▶ _PROMPT_: Copy the data below exactly, omitting any picture it contains.
=== MATERIAL PROVIDED ===
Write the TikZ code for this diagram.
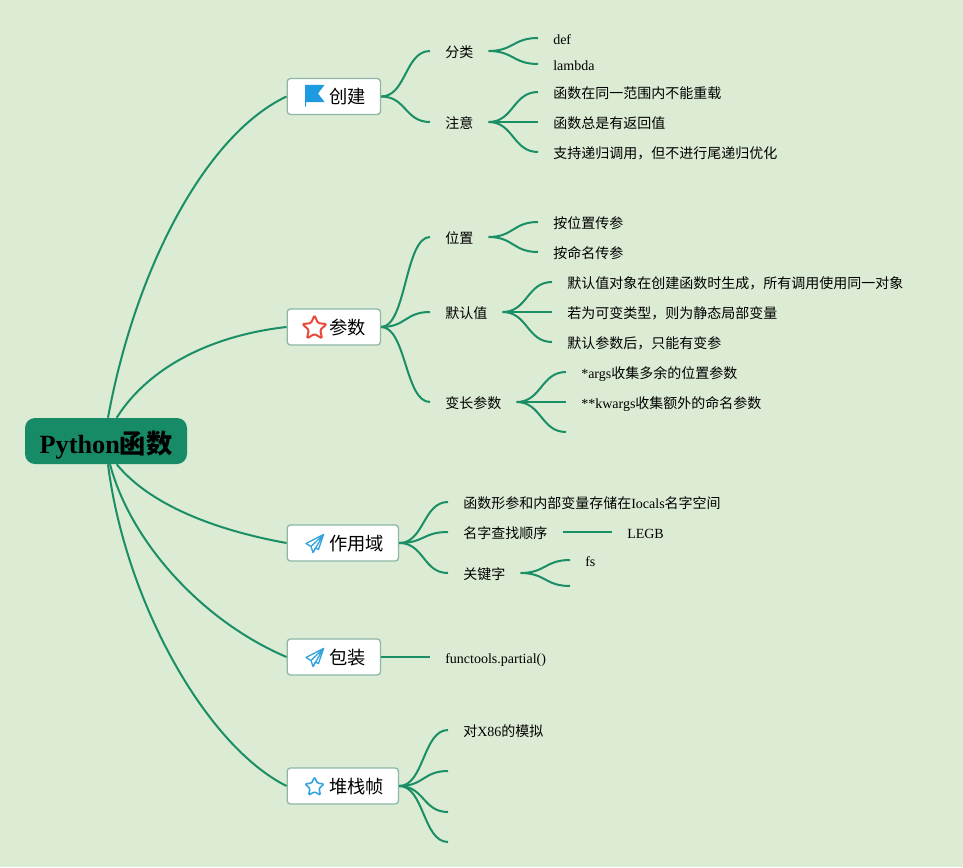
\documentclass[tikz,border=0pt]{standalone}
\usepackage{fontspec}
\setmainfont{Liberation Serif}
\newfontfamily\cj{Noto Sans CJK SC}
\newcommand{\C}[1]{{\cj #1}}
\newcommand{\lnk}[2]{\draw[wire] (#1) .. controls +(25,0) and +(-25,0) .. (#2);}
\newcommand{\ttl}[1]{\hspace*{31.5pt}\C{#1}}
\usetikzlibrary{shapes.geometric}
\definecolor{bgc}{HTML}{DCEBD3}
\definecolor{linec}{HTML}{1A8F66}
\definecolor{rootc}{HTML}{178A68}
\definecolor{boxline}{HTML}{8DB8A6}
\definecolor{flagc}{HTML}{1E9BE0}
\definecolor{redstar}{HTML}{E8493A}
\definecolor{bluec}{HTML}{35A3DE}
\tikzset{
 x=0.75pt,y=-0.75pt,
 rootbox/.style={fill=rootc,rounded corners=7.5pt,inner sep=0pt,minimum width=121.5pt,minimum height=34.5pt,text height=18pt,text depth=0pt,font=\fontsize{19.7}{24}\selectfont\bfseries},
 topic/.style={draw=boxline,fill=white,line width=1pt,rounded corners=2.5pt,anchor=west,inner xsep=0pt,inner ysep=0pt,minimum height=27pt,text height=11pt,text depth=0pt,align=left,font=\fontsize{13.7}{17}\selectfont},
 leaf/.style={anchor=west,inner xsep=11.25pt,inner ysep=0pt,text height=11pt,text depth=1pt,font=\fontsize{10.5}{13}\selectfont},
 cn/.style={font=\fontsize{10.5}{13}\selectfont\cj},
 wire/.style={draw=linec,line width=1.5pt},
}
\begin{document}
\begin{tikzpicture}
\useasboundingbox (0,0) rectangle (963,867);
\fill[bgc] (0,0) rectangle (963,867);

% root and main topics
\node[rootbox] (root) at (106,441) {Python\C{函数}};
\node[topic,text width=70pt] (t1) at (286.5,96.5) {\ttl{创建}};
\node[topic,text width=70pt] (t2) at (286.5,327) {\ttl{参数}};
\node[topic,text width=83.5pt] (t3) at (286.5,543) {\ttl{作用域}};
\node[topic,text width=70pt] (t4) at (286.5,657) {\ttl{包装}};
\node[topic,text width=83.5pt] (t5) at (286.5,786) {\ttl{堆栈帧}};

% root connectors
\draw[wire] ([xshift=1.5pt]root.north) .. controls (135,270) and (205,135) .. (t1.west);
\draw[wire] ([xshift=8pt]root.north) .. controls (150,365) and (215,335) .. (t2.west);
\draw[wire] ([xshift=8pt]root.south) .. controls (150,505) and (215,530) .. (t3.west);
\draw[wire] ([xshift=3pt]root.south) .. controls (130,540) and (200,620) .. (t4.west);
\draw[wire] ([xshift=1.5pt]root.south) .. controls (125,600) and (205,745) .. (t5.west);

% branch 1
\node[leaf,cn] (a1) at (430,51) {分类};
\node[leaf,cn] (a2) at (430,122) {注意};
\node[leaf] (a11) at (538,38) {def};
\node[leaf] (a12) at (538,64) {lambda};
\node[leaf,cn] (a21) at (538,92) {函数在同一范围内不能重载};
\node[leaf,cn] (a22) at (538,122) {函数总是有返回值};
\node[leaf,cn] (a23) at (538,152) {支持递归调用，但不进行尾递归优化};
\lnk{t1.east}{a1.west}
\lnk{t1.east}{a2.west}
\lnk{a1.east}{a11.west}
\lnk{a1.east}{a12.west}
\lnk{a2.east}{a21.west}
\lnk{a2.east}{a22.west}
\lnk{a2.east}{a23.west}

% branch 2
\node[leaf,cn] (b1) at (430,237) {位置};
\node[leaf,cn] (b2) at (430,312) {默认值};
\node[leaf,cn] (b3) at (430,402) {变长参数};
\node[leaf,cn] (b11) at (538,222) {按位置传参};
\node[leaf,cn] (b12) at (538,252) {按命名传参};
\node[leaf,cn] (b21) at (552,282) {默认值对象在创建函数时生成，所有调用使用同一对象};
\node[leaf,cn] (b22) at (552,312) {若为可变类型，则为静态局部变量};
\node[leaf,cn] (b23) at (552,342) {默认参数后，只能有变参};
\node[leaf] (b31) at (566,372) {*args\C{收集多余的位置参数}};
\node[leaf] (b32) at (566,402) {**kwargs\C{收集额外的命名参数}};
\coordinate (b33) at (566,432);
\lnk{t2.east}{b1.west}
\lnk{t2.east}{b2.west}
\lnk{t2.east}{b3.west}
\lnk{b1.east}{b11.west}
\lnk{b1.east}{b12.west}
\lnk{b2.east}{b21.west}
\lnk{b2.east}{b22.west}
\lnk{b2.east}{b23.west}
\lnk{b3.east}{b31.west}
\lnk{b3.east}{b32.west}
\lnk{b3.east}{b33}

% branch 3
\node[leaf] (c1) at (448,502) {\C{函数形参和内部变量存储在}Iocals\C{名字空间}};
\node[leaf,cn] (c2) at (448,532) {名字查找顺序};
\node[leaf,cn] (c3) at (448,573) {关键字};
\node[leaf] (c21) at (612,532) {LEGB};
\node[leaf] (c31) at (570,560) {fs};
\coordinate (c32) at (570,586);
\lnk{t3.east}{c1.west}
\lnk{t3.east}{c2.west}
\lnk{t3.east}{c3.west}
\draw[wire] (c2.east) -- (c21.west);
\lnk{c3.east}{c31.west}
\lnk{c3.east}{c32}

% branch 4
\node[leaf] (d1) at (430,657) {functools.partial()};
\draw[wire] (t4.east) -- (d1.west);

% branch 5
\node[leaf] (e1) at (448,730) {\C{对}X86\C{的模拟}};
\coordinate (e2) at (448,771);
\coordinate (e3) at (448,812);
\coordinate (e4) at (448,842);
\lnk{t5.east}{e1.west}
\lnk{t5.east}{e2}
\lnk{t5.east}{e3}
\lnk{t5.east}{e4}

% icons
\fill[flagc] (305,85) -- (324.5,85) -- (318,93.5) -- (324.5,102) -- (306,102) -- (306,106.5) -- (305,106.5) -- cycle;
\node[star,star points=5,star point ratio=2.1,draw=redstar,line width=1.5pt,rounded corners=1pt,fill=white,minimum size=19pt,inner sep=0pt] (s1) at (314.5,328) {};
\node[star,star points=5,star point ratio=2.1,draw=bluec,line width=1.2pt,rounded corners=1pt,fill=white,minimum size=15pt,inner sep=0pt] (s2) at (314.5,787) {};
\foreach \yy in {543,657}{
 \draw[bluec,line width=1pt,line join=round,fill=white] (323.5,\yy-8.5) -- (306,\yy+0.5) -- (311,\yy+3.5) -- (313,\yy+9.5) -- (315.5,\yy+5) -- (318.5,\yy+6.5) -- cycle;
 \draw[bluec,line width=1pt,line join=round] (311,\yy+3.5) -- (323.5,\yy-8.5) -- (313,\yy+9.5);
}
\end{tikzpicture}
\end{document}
===
▶ _RESULT OF THIS TASK_:
Write the TikZ code for this diagram.
\documentclass[tikz,border=0pt]{standalone}
\usepackage{fontspec}
\setmainfont{Liberation Serif}
\newfontfamily\cj{Noto Sans CJK SC}
\newcommand{\C}[1]{{\cj #1}}
\newcommand{\lnk}[2]{\draw[wire] (#1) .. controls +(25,0) and +(-25,0) .. (#2);}
\newcommand{\ttl}[1]{\hspace*{31.5pt}\C{#1}}
\usetikzlibrary{shapes.geometric}
\definecolor{bgc}{HTML}{DCEBD3}
\definecolor{linec}{HTML}{1A8F66}
\definecolor{rootc}{HTML}{178A68}
\definecolor{boxline}{HTML}{8DB8A6}
\definecolor{flagc}{HTML}{1E9BE0}
\definecolor{redstar}{HTML}{E8493A}
\definecolor{bluec}{HTML}{35A3DE}
\tikzset{
 x=0.75pt,y=-0.75pt,
 rootbox/.style={fill=rootc,rounded corners=7.5pt,inner sep=0pt,minimum width=121.5pt,minimum height=34.5pt,text height=18pt,text depth=0pt,font=\fontsize{19.7}{24}\selectfont\bfseries},
 topic/.style={draw=boxline,fill=white,line width=1pt,rounded corners=2.5pt,anchor=west,inner xsep=0pt,inner ysep=0pt,minimum height=27pt,text height=11pt,text depth=0pt,align=left,font=\fontsize{13.7}{17}\selectfont},
 leaf/.style={anchor=west,inner xsep=11.25pt,inner ysep=0pt,text height=11pt,text depth=1pt,font=\fontsize{10.5}{13}\selectfont},
 cn/.style={font=\fontsize{10.5}{13}\selectfont\cj},
 wire/.style={draw=linec,line width=1.5pt},
}
\begin{document}
\begin{tikzpicture}
\useasboundingbox (0,0) rectangle (963,867);
\fill[bgc] (0,0) rectangle (963,867);

% root and main topics
\node[rootbox] (root) at (106,441) {Python\C{函数}};
\node[topic,text width=70pt] (t1) at (286.5,96.5) {\ttl{创建}};
\node[topic,text width=70pt] (t2) at (286.5,327) {\ttl{参数}};
\node[topic,text width=83.5pt] (t3) at (286.5,543) {\ttl{作用域}};
\node[topic,text width=70pt] (t4) at (286.5,657) {\ttl{包装}};
\node[topic,text width=83.5pt] (t5) at (286.5,786) {\ttl{堆栈帧}};

% root connectors
\draw[wire] ([xshift=1.5pt]root.north) .. controls (135,270) and (205,135) .. (t1.west);
\draw[wire] ([xshift=8pt]root.north) .. controls (150,365) and (215,335) .. (t2.west);
\draw[wire] ([xshift=8pt]root.south) .. controls (150,505) and (215,530) .. (t3.west);
\draw[wire] ([xshift=3pt]root.south) .. controls (130,540) and (200,620) .. (t4.west);
\draw[wire] ([xshift=1.5pt]root.south) .. controls (125,600) and (205,745) .. (t5.west);

% branch 1
\node[leaf,cn] (a1) at (430,51) {分类};
\node[leaf,cn] (a2) at (430,122) {注意};
\node[leaf] (a11) at (538,38) {def};
\node[leaf] (a12) at (538,64) {lambda};
\node[leaf,cn] (a21) at (538,92) {函数在同一范围内不能重载};
\node[leaf,cn] (a22) at (538,122) {函数总是有返回值};
\node[leaf,cn] (a23) at (538,152) {支持递归调用，但不进行尾递归优化};
\lnk{t1.east}{a1.west}
\lnk{t1.east}{a2.west}
\lnk{a1.east}{a11.west}
\lnk{a1.east}{a12.west}
\lnk{a2.east}{a21.west}
\lnk{a2.east}{a22.west}
\lnk{a2.east}{a23.west}

% branch 2
\node[leaf,cn] (b1) at (430,237) {位置};
\node[leaf,cn] (b2) at (430,312) {默认值};
\node[leaf,cn] (b3) at (430,402) {变长参数};
\node[leaf,cn] (b11) at (538,222) {按位置传参};
\node[leaf,cn] (b12) at (538,252) {按命名传参};
\node[leaf,cn] (b21) at (552,282) {默认值对象在创建函数时生成，所有调用使用同一对象};
\node[leaf,cn] (b22) at (552,312) {若为可变类型，则为静态局部变量};
\node[leaf,cn] (b23) at (552,342) {默认参数后，只能有变参};
\node[leaf] (b31) at (566,372) {*args\C{收集多余的位置参数}};
\node[leaf] (b32) at (566,402) {**kwargs\C{收集额外的命名参数}};
\coordinate (b33) at (566,432);
\lnk{t2.east}{b1.west}
\lnk{t2.east}{b2.west}
\lnk{t2.east}{b3.west}
\lnk{b1.east}{b11.west}
\lnk{b1.east}{b12.west}
\lnk{b2.east}{b21.west}
\lnk{b2.east}{b22.west}
\lnk{b2.east}{b23.west}
\lnk{b3.east}{b31.west}
\lnk{b3.east}{b32.west}
\lnk{b3.east}{b33}

% branch 3
\node[leaf] (c1) at (448,502) {\C{函数形参和内部变量存储在}Iocals\C{名字空间}};
\node[leaf,cn] (c2) at (448,532) {名字查找顺序};
\node[leaf,cn] (c3) at (448,573) {关键字};
\node[leaf] (c21) at (612,532) {LEGB};
\node[leaf] (c31) at (570,560) {fs};
\coordinate (c32) at (570,586);
\lnk{t3.east}{c1.west}
\lnk{t3.east}{c2.west}
\lnk{t3.east}{c3.west}
\draw[wire] (c2.east) -- (c21.west);
\lnk{c3.east}{c31.west}
\lnk{c3.east}{c32}

% branch 4
\node[leaf] (d1) at (430,657) {functools.partial()};
\draw[wire] (t4.east) -- (d1.west);

% branch 5
\node[leaf] (e1) at (448,730) {\C{对}X86\C{的模拟}};
\coordinate (e2) at (448,771);
\coordinate (e3) at (448,812);
\coordinate (e4) at (448,842);
\lnk{t5.east}{e1.west}
\lnk{t5.east}{e2}
\lnk{t5.east}{e3}
\lnk{t5.east}{e4}

% icons
\fill[flagc] (305,85) -- (324.5,85) -- (318,93.5) -- (324.5,102) -- (306,102) -- (306,106.5) -- (305,106.5) -- cycle;
\node[star,star points=5,star point ratio=2.1,draw=redstar,line width=1.5pt,rounded corners=1pt,fill=white,minimum size=19pt,inner sep=0pt] (s1) at (314.5,328) {};
\node[star,star points=5,star point ratio=2.1,draw=bluec,line width=1.2pt,rounded corners=1pt,fill=white,minimum size=15pt,inner sep=0pt] (s2) at (314.5,787) {};
\foreach \yy in {543,657}{
 \draw[bluec,line width=1pt,line join=round,fill=white] (323.5,\yy-8.5) -- (306,\yy+0.5) -- (311,\yy+3.5) -- (313,\yy+9.5) -- (315.5,\yy+5) -- (318.5,\yy+6.5) -- cycle;
 \draw[bluec,line width=1pt,line join=round] (311,\yy+3.5) -- (323.5,\yy-8.5) -- (313,\yy+9.5);
}
\end{tikzpicture}
\end{document}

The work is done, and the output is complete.